# RME 9652 Hammerfall DSP PCI - advice needed



## Bunford (Feb 12, 2016)

Anybody use this card at all?

I currently use a Focusrite Scarlett 2i2 USB interface but considering purchasing this as I only hear good things about RME and having an internal PCI will like improve latency and the DSP help lower CPU usage.

Is it worth an upgrade? Any comments on usage? It will be on a Windows 10 Pro 64 bit system and using Ableton 9 and Reason 8 as my DAWs.


----------



## JohnG (Feb 12, 2016)

I use them but PCI is a dead format, from what I can see. It's all PCIe now. I have five PCI Hammerfall 9652 cards and they are totally boss in sound / performance.


----------



## Gerhard Westphalen (Feb 12, 2016)

They're great but as JohnG mentioned, PCI is dead so make sure your mobo can support it. I have one sitting around that I'll probably never use again unless I go back to using my old DAW which right now is just being used as a file server. Tried selling the card on here but no one was interested.


----------



## Bunford (Feb 12, 2016)

Well I just upgraded my system in December to a Core i7 4960X Hex Core and 64GB RAM on an Asus Sabertooth X79 motherboard. The motherboard does have one PCI slot in order to support legacy cards, so seems perfect as a I won't plan on upgrading for a good few years now!


----------



## pdub (Feb 12, 2016)

I have the RME HDSPe Raydat PCIe and love it.
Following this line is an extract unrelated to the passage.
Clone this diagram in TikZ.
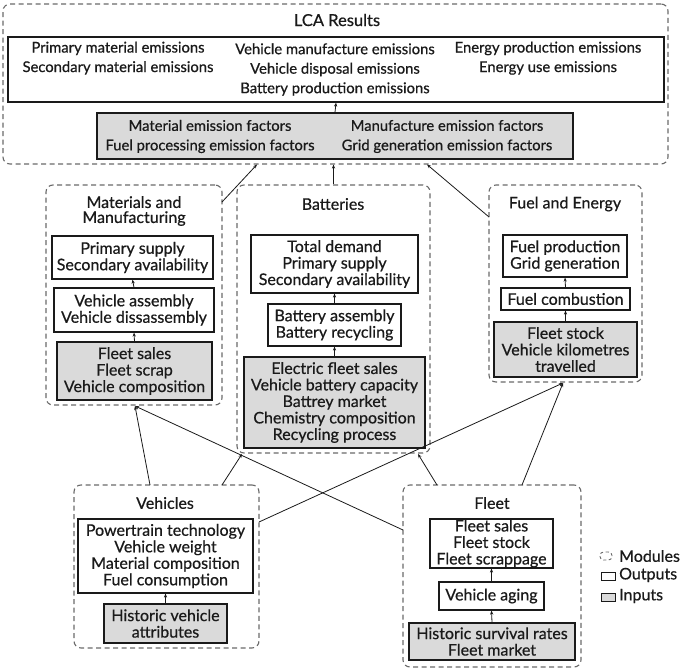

RME has the best drivers hands down. Rock solid. I wouldn't invest in PCI either though. Go PCIe.


----------



## kitekrazy (Feb 12, 2016)

There are some using a PCI to PCIe adapter. Go to RME forums and check that out. There are still boards out there with PCI slots.


----------



## JohnG (Feb 12, 2016)

kitekrazy said:


> There are still boards out there with PCI slots.



True -- I bought a board with a PCI slot but had to compromise on other things. I absolutely would NOT recommend buying a new PCI card today. I own five of them, so I'm stuck. It's bonkers to spend money today on a new product that is "legacy-city." Or "legacy-ville." If you prefer.


----------



## simsung (Jan 2, 2017)

does anyone know if it makes sense to upgrade from an usb fireface UC to HDSPe?


----------



## chimuelo (Jan 3, 2017)

PCI is dead in consumer products, but ASRock or Supermicro have Industrial boards.
Buddy of mine still uses UAD and Scope PCI Cards for his Stage rig.
Just built an i7 rig with 3 x Scope cards and a UAD 1, still has a 32bit PCI Slot left.

These type of boards have long life designs.
Only recently have the ISA and PCI-X slots been replaced.
They "died" 10 years ago in consumer products.


----------



## chrysshawk (Jan 3, 2017)

simsung said:


> does anyone know if it makes sense to upgrade from an usb fireface UC to HDSPe?


It makes sense if you want to do the processing internally and any DA or AD externally. Alas, it is not an upgrade, but a crossgrade into a different product.


----------